Sometimes the enormity of it hits her. When Jean Primozich starts to mull the fact that she’s working on a 66 million-year-old dinosaur—the Tufts-Love Tyrannosaurus rex—she’s moved to tears.
“I was working on a nostril a while ago, and I started to cry,” says the Burke Museum volunteer. She was imagining the creature alive, moving, breathing Cretaceous air. “It saw a different world.”

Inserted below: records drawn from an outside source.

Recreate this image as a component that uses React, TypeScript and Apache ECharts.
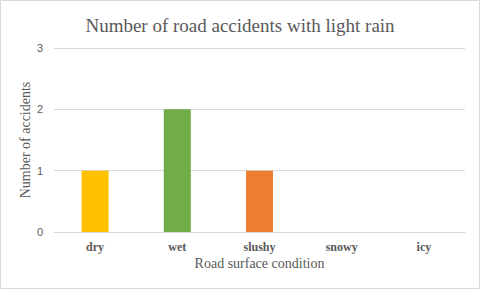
import React, { useEffect, useRef } from "react";
import * as echarts from "echarts";

const categories = ["dry", "wet", "slushy", "snowy", "icy"];
const accidents = [1, 2, 1, 0, 0];
const barColors = ["#FFC000", "#70AD47", "#ED7D31", "#5B9BD5", "#A5A5A5"];
const yTicks = [0, 1, 2, 3];

const SERIF = "'Liberation Serif', 'Times New Roman', serif";
const SANS = "'Liberation Sans', Arial, sans-serif";

export default function App() {
  const ref = useRef<HTMLDivElement>(null);
  useEffect(() => {
    const chart = echarts.init(ref.current!, null, { renderer: "svg" });
    chart.setOption({
      animation: false,
      backgroundColor: "#ffffff",
      title: {
        text: "Number of road accidents with light rain",
        left: "center",
        top: 11,
        textStyle: {
          fontFamily: SERIF,
          fontSize: 19,
          fontWeight: "normal",
          color: "#595959",
        },
      },
      graphic: [
        {
          type: "rect",
          shape: { x: 0.5, y: 0.5, width: 479, height: 288 },
          style: { fill: "none", stroke: "#d9d9d9", lineWidth: 1 },
          silent: true,
        },
      ],
      grid: { left: 54, right: 15, top: 48, bottom: 57 },
      xAxis: {
        type: "category",
        data: categories,
        name: "Road surface condition",
        nameLocation: "middle",
        nameGap: 24,
        nameMoveOverlap: false,
        nameTextStyle: { fontFamily: SERIF, fontSize: 14, color: "#595959" },
        axisLine: { lineStyle: { color: "#d9d9d9" } },
        axisTick: { show: false },
        axisLabel: {
          fontFamily: SERIF,
          fontSize: 12,
          fontWeight: "bold",
          color: "#595959",
          margin: 9,
        },
      },
      yAxis: {
        type: "value",
        min: yTicks[0],
        max: yTicks[yTicks.length - 1],
        interval: 1,
        name: "Number of accidents",
        nameLocation: "middle",
        nameGap: 22,
        nameMoveOverlap: false,
        nameTextStyle: { fontFamily: SERIF, fontSize: 14, color: "#595959" },
        axisLine: { show: false },
        axisTick: { show: false },
        axisLabel: { fontFamily: SANS, fontSize: 11, color: "#595959", margin: 11 },
        splitLine: { lineStyle: { color: "#d9d9d9" } },
      },
      series: [
        {
          type: "bar",
          barWidth: 27,
          data: accidents.map((v, i) => ({ value: v, itemStyle: { color: barColors[i] } })),
        },
      ],
    });
    return () => chart.dispose();
  }, []);
  return (
    <div
      ref={ref}
      style={{ position: "fixed", left: 0, top: 0, width: 480, height: 289 }}
    />
  );
}
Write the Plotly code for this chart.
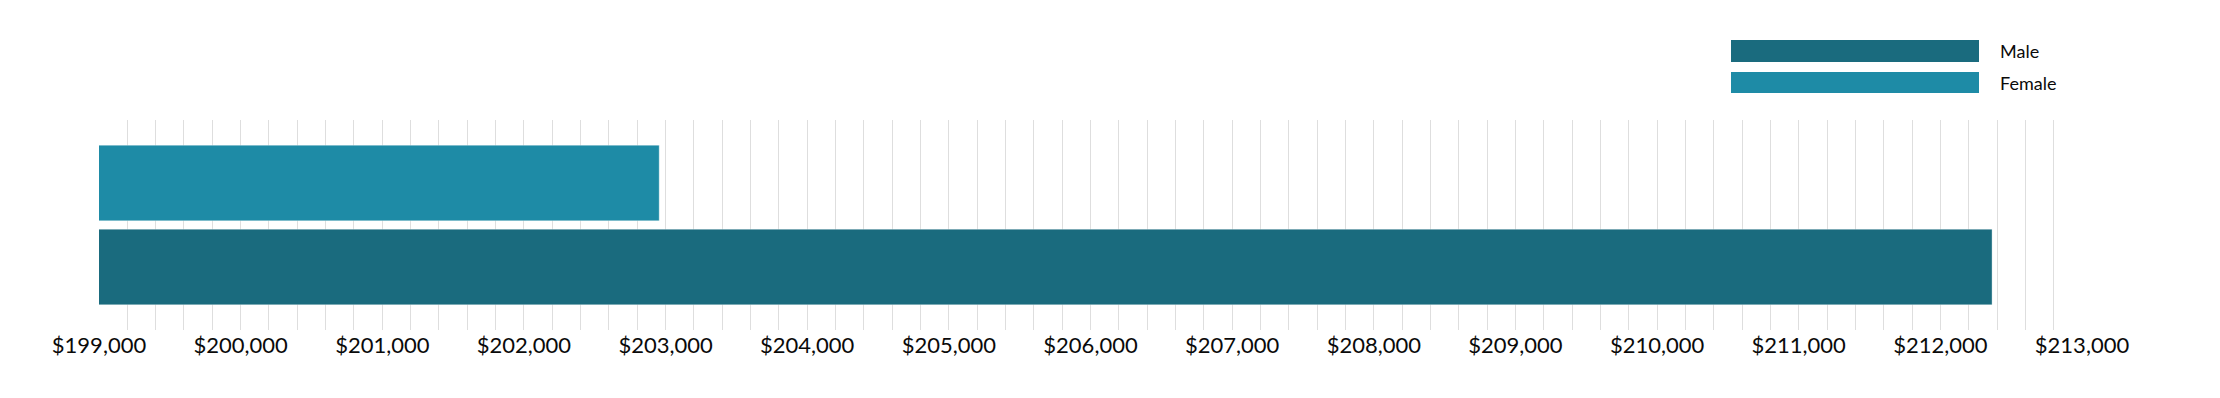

A retiree from a research position in UW Medicine, Primozich started volunteering in specimen preparation at the Burke more than a decade ago. When fossil preparator Michael Holland was looking for someone to help him prepare the partial skeleton of the T. rex discovered by volunteers at a 2016 Montana summer field program, Primozich jumped at the chance. Some might find the painstaking work of dusting and dabbing sand away from a fossil tedious, but even after two years and thousands of hours, Primozich still marvels at it.
“Every day there’s something exciting,” she says. Minutes earlier she had uncovered a baby tooth in the massive jaw. “It’s amazing to just be the first person to see these things.”
Before the old Burke Museum was closed in December, more than 100,000 people came to see the T. rex being prepared. Many of them spied Primozich working on the dinosaur, and a lucky few were invited in to see the massive teeth up close. Now, the volunteer and the fossil are settled in the new museum building, which is scheduled to open to the public in October. They’re racing against time to have the fossil ready for display.
“I’m here every day. I’ve given up nearly everything else,” Primozich says with a grin. “I’m the biggest kid.”